Outdoor Fire Safety


Grilling Safety Tips

  • The grill should be placed well away from the home, deck railings and out from under eaves and overhanging branches.
  • Keep children and pets at least three feet away from the grill area.
  • Keep your grill clean by removing grease or fat buildup from the grills and in trays below the grill.
  • Never leave your grill unattended. 
  • Always make sure your gas grill lid is open before lighting it.

Charcoal Grills

  • There are several ways to get the charcoal ready to use. Charcoal chimney starters allow you to start the charcoal using newspaper as a fuel.
  • If you use a starter fluid, use only charcoal starter fluid. Never add charcoal fluid or any other flammable liquids to the fire.
  • Keep charcoal fluid out of the reach of children and away from heat sources.
  • There are also electric charcoal starters, which do not use fire. Be sure to use an extension cord designed for outdoor use.
  • When you are finished grilling, let the coals completely cool before disposing in a metal container.

Propane Grills

  • Check the gas tank hose for leaks before using it for the first time each year by applying a light soap and water solution to the hose. A gas leak will release bubbles. 
  • If the flame goes out, turn the grill and gas off and wait at least 5 minutes before re-lighting it.
  • If you smell gas while cooking, immediately get away from the grill and call the fire department.

Landscaping Safety Tips

  • Cut tall grass near structures. A fire in dry grass burns quickly and is very difficult to control.
  • Remove excess brush and small trees from at least 30 feet around buildings. Dense brush burns quickly and can provide a "ladder" for low flames to reach up into larger trees.

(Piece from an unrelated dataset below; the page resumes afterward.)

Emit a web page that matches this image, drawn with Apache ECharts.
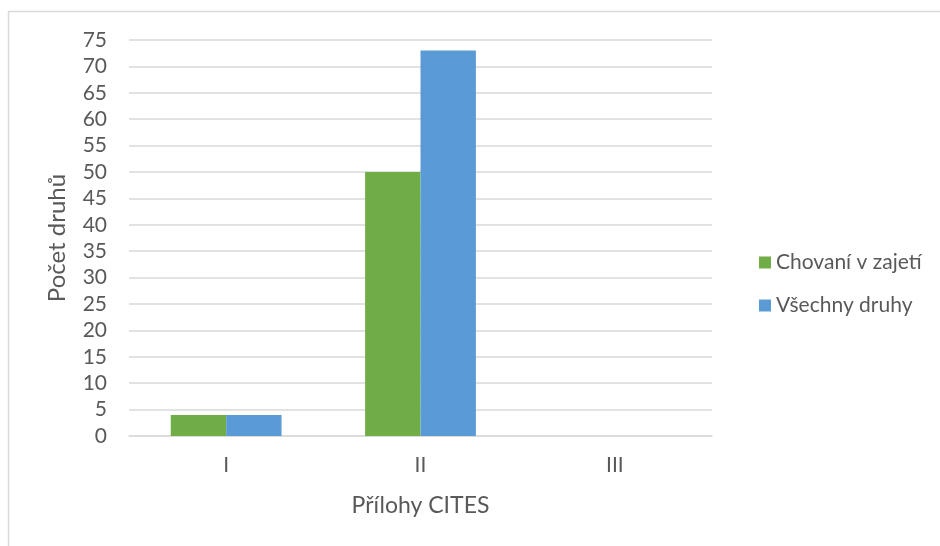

Widely spaced trees and shrubs can be left in the landscape for shade and esthetics.
  • On larger lots, maintain a fuel break of low-growing plants 30 to 70 feet out from buildings. Such fuel breaks act as a buffer between the manicured landscape near the home and the adjacent wildlands.
  • Rake up leaves and twigs. Remove plant litter (dead leaves, twigs, etc.) that accumulates under trees and shrubs to reduce fuel loads. Tree litter that accumulates on roofs and in gutters should also be removed regularly. Large amounts of litter can accumulate on lower branches of trees and shrubs and should be removed. Removal of heavy litter accumulations in adjacent wildland areas also should be done if possible. Removed litter should be placed in an approved landfill. It should not be piled on the property or in adjacent woodlands.
  • Prune tree branches. Prune branches up to ten to twenty feet above the ground on large trees to prevent low fires from reaching the tree crowns.
  • Thin dense tree groups. Though the grouping of trees is normally a good landscaping technique, in fire-prone areas it can be hazardous. Thinning these groups will slow the spread of fire.
  • Remove firewood and other combustible materials from around buildings. Firewood should be stored on the outside edge of your defensible space.
  • Make sure firefighters can reach all parts of your property. Place fences, trees, retaining walls, etc. so that they don't restrict firefighting equipment access.
  • Choose landscape plants that are less flammable. All plants will burn if a fire is severe enough. Some plants are more fire-prone than others, however. Conifers such as pines and spruces tend to be fairly flammable, while many broadleaved trees are fairly fire resistant.
  • Cooperate with neighbors to provide large defensible spaces. A thirty foot wide clear space around a home may not be adequate in a severe fire, especially if neighboring properties have not been well-designed or maintained. Neighbors should cooperate to reduce fire risk by having good defensible spaces that join one another.
  • Check your landscape monthly. Maintenance is a never-ending task. Inspect landscapes monthly and attend to problem situations before they become serious hazards.